If a key has {AES-128, AES-256} as a preference list, right now it is
effectively {AES-128, AES-256, 3DES}.

And I think it follows that the only logical intended action that your proposal seeks is to break the transmission if one of recipients is an ECC key that disallows 3DES, *if* 3DES is the only shared algorithm for the given set of recipients per RFC 4880.

It is possible to keep this feature limited to the mode of operation of the software (a command line option --cipher-algo, UI element, etc), v.s. making it depend on the attribute of a key.

This assumes that both sides "agree" to use the Suite-B profile. This is usually the case. Many other criteria must be met in order to be in highly regulated Suite-B profile, especially for Top Secret or classified category. These additional requirements include the type of authentication to local keys (which AFAIK must be hardware protected path authentication).


However, I do see the benefit of a feature. If it were to make into the document I suggest to make it more generic and not Suite-B specific. The following alternatives achieve the same what Davit proposed but are easier do understand:

* this key has no implicit default algorithms
* this key replaces 3DES implicit algorithm with AES-128


David Crick wrote:
"11.3. Interoperability with Suite-B profile" currently states:

   "If TripleDES is the only shared algorithms for a set
   of recipients, no Suite-B compliant recipient can be added to the
   mentioned recipient set."

but doesn't state how this may be enforced by the *recipient*
(who may not currently have a way of specifying this to the
sender).

I therefore have a suggestion:

implement a key-packet preference flag that says "strict SuiteB"

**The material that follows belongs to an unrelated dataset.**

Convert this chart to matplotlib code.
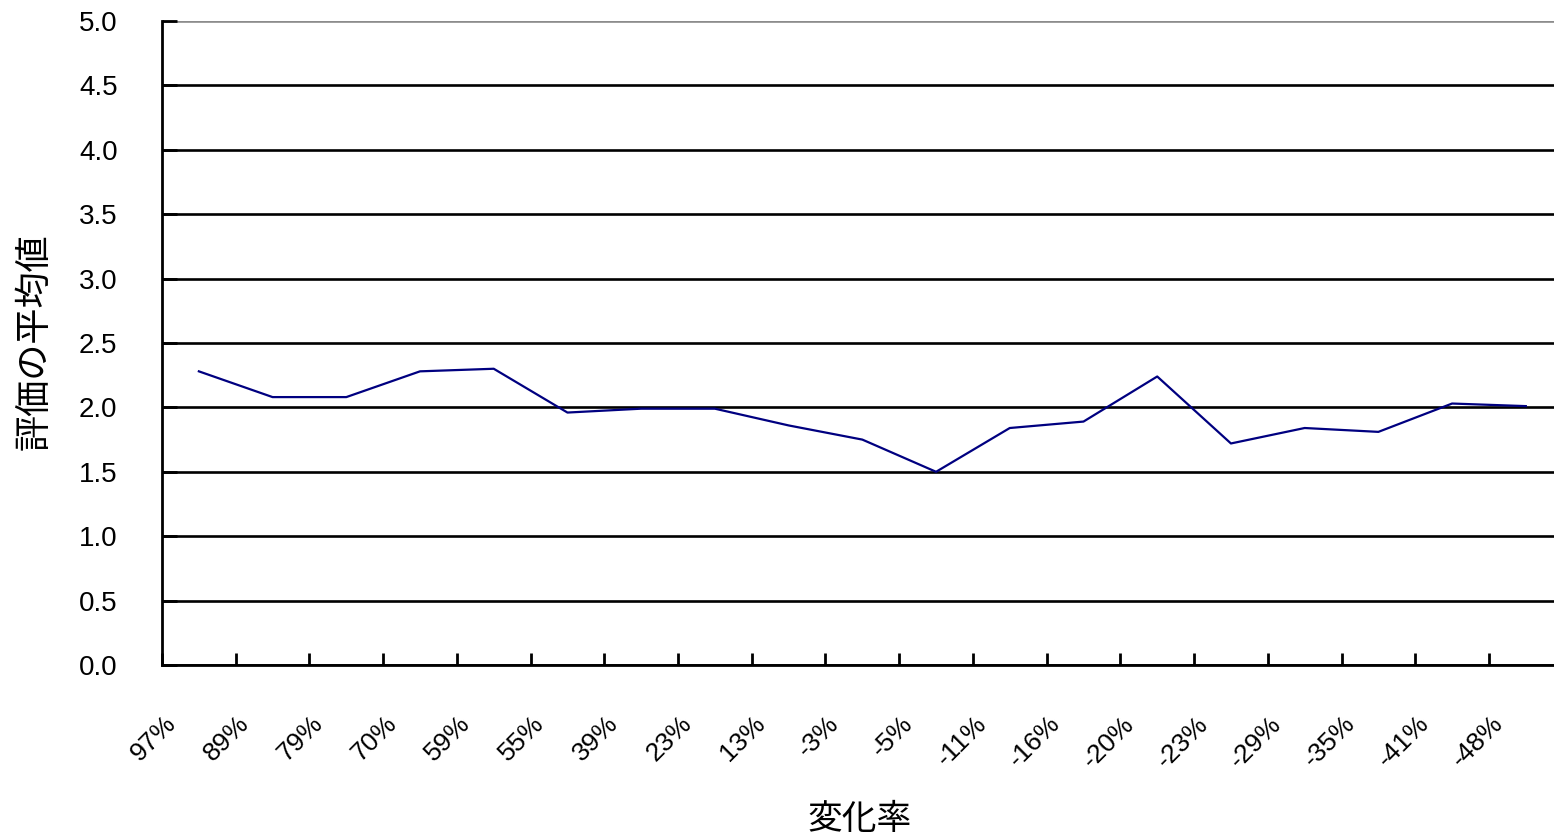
import matplotlib
matplotlib.use("Agg")
import matplotlib.pyplot as plt
import matplotlib.transforms as mtransforms

plt.rcParams['font.family'] = ['Liberation Sans', 'Noto Sans CJK JP', 'DejaVu Sans']

# data
change_labels = ['97%', '89%', '79%', '70%', '59%', '55%', '39%', '23%', '13%', '-3%',
                 '-5%', '-11%', '-16%', '-20%', '-23%', '-29%', '-35%', '-41%', '-48%']
mean_scores = [2.28, 2.08, 2.08, 2.28, 2.30, 1.96, 1.99, 1.99, 1.86, 1.75,
               1.50, 1.84, 1.89, 2.24, 1.72, 1.84, 1.81, 2.03, 2.01]
y_ticks = [0.0, 0.5, 1.0, 1.5, 2.0, 2.5, 3.0, 3.5, 4.0, 4.5, 5.0]

W, H = 1554, 840
fig = plt.figure(figsize=(W / 100, H / 100), dpi=100)
left, right, top, bottom = 162, 1554, 21, 665
ax = fig.add_axes([left / W, 1 - bottom / H, (right - left) / W, (bottom - top) / H])

cat_w = 73.72  # px per category
x = list(range(len(mean_scores)))
ax.plot(x, mean_scores, color='#000080', lw=1.6, zorder=3)

ax.set_xlim(-0.5, -0.5 + (right - left) / cat_w)
ax.set_ylim(0, 5)

# y axis
ax.set_yticks(y_ticks)
ax.set_yticklabels([f'{v:.1f}' for v in y_ticks], fontsize=20)
ax.tick_params(axis='y', direction='in', length=11, width=2, pad=32, colors='black')
ax.yaxis.grid(True, color='black', lw=1.9)
gl = ax.get_ygridlines()
gl[-1].set_color('#8c8c8c')

# x axis: ticks at category boundaries
bounds = [i - 0.5 for i in range(len(change_labels))]
ax.set_xticks(bounds)
ax.set_xticklabels(change_labels, fontsize=19, rotation=45, ha='right', va='center',
                   rotation_mode='anchor')
ax.tick_params(axis='x', direction='in', length=9, width=2, pad=0)
off = mtransforms.ScaledTranslation(0.10, -0.55, fig.dpi_scale_trans)
for lbl in ax.get_xticklabels():
    lbl.set_transform(lbl.get_transform() + off)

for s in ['top', 'right']:
    ax.spines[s].set_visible(False)
for s in ['left', 'bottom']:
    ax.spines[s].set_linewidth(2)
    ax.spines[s].set_color('black')

fig.text(35 / W, 1 - 342 / H, '評価の平均値', rotation=90, ha='center', va='center',
         fontsize=26, family=['Noto Sans CJK JP'])
fig.text(860 / W, 1 - 820 / H, '変化率', ha='center', va='center',
         fontsize=25, family=['Noto Sans CJK JP'])

fig.savefig('out.png', dpi=100, facecolor='white')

If this is set, then applications MUST NOT use any other cipher
other than one of the allowed AES sizes for that ECC key size.

This will allow us to disallow 3DES (and any other non-AES cipher)
by setting this key flag.


Independent of this, an application may additionally have an
--enforce-suiteB flag/checkbox


thoughts people?


(as an aside, re my "editorial [readability] changes," I might be
able to sit down and have a go at them on Monday or Tuesday.)